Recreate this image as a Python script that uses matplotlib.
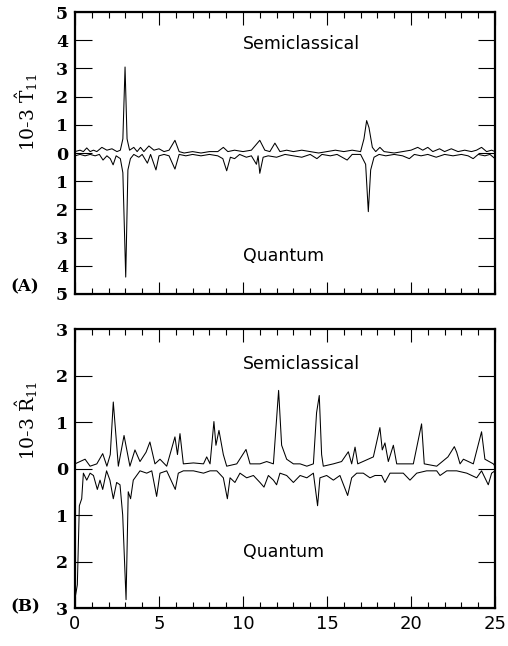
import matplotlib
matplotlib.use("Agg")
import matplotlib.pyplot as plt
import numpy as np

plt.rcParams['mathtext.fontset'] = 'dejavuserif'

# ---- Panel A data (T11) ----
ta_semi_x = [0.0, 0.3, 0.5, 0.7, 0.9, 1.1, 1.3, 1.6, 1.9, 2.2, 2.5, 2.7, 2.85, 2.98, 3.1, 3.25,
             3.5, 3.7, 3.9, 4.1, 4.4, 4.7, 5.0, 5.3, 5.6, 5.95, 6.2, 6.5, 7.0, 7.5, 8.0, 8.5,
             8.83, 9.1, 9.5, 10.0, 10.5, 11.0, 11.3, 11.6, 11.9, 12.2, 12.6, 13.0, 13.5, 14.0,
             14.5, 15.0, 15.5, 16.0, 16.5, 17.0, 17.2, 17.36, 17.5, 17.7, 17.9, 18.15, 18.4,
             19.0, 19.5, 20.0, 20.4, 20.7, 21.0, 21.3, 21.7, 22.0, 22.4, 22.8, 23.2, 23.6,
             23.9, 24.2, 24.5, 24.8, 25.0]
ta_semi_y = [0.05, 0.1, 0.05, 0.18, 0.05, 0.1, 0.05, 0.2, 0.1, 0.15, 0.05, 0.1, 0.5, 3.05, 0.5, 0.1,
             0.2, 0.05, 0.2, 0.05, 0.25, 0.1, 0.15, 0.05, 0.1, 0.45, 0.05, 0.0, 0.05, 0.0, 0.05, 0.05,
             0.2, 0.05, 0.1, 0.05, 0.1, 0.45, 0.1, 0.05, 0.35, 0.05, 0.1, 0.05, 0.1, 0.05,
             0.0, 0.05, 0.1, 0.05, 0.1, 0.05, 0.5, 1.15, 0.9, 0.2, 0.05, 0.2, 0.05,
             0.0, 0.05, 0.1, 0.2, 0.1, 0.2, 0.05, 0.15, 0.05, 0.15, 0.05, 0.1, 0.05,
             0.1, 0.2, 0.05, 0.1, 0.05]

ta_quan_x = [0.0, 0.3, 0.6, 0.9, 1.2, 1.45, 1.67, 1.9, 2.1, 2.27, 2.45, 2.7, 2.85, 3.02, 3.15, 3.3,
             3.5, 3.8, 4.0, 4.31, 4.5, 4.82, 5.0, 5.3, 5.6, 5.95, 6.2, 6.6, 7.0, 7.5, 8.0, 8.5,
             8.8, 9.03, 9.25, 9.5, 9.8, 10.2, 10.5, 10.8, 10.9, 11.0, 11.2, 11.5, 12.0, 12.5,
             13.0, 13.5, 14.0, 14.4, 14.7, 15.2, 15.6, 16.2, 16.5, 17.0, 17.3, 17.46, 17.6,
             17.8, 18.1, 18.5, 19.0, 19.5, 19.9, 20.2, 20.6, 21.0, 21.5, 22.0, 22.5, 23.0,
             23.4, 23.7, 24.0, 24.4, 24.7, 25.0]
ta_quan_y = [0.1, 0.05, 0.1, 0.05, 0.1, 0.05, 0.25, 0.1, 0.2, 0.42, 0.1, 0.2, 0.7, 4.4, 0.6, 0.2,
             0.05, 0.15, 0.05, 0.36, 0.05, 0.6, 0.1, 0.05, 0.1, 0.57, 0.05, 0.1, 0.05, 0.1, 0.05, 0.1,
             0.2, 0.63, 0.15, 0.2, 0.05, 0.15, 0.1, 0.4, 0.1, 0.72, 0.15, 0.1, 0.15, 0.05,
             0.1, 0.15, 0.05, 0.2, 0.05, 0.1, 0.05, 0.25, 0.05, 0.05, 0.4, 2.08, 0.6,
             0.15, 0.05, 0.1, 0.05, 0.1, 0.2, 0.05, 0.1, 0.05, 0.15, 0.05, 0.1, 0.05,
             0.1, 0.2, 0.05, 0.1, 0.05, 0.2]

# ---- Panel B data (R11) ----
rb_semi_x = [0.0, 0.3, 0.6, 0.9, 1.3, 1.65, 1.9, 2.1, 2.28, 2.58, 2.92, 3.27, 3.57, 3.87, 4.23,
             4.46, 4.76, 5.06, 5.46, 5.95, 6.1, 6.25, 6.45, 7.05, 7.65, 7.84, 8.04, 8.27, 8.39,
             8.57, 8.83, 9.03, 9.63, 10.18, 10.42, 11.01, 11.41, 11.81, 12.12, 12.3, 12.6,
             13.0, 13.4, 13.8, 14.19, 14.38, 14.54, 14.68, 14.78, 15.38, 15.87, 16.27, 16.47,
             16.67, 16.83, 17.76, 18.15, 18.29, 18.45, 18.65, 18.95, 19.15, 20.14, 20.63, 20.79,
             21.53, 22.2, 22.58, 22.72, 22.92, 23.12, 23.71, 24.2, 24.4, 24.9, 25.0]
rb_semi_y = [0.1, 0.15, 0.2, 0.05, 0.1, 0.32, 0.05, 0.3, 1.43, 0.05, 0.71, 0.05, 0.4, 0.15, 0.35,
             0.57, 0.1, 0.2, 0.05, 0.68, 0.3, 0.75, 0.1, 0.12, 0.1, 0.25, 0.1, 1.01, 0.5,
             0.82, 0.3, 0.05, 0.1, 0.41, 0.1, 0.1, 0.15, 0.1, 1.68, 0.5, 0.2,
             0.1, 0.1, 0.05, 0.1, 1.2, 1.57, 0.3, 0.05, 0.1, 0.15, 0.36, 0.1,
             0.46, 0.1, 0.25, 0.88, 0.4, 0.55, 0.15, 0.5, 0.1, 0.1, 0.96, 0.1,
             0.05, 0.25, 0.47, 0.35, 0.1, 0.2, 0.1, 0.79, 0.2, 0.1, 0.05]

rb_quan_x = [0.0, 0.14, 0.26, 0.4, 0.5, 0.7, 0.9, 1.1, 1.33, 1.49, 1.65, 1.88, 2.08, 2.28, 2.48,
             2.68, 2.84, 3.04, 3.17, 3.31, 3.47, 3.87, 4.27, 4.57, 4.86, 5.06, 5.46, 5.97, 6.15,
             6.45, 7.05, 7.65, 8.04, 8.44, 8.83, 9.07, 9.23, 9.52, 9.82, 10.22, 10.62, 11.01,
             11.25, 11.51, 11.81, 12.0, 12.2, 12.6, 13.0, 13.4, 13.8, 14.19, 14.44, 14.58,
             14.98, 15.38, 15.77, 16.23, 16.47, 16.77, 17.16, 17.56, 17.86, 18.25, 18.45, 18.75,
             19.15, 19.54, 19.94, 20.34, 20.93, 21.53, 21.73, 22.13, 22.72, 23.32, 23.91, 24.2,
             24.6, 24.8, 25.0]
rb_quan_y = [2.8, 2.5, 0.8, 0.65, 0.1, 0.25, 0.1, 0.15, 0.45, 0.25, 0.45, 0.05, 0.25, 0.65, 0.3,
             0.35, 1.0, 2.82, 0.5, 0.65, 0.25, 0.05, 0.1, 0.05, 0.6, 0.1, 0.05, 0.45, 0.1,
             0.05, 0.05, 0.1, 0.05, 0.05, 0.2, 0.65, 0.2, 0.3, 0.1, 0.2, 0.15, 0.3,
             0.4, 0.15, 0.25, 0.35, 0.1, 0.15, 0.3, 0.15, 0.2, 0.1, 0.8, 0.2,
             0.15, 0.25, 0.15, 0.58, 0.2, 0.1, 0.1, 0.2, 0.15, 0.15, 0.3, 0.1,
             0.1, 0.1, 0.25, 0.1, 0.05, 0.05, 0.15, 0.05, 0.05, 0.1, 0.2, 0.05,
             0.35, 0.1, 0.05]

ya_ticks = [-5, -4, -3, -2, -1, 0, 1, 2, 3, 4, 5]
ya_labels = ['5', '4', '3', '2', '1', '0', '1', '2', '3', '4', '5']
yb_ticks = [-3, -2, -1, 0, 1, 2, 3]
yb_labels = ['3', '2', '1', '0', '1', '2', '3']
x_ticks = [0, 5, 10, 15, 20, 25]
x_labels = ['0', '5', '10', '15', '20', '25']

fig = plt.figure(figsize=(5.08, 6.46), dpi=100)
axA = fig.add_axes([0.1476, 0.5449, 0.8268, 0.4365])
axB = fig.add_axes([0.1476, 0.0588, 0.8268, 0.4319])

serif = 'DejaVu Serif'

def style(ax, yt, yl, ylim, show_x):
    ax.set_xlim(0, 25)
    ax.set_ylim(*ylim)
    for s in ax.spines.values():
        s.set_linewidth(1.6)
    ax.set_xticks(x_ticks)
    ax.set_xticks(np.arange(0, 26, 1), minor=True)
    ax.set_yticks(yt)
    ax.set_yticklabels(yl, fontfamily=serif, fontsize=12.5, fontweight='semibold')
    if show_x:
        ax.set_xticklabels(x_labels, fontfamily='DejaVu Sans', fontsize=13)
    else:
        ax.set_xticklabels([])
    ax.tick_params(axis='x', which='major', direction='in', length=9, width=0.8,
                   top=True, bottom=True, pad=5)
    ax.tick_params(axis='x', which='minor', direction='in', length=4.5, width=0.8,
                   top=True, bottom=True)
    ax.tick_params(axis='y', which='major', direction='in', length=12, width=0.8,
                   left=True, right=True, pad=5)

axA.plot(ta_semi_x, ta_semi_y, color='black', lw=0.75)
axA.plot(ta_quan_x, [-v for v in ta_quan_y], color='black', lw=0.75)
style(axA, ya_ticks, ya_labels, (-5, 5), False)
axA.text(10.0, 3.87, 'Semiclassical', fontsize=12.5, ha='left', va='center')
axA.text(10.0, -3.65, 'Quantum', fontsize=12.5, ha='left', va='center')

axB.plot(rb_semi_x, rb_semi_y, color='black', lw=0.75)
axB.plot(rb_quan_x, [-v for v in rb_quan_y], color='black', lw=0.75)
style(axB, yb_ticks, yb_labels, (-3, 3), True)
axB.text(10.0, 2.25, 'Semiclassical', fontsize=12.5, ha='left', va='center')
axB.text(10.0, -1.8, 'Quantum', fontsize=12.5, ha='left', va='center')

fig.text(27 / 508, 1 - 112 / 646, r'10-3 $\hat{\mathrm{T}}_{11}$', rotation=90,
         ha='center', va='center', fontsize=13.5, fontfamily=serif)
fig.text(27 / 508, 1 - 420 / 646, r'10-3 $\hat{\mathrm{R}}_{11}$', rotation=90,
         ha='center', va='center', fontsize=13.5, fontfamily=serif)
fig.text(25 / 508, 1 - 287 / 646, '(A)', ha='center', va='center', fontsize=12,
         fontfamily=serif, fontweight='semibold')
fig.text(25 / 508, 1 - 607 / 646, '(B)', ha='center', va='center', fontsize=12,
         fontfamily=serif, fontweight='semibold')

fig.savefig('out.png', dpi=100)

○ ○ ○ ○ ○

*Task description*.
Look at the listing and set down only the lines from its start through the line with "plt.rcParams['mathtext.fontset'] = 'dejavuserif'", word for word and without pictures.

*The solution*.
Recreate this image as a Python script that uses matplotlib.
import matplotlib
matplotlib.use("Agg")
import matplotlib.pyplot as plt
import numpy as np

plt.rcParams['mathtext.fontset'] = 'dejavuserif'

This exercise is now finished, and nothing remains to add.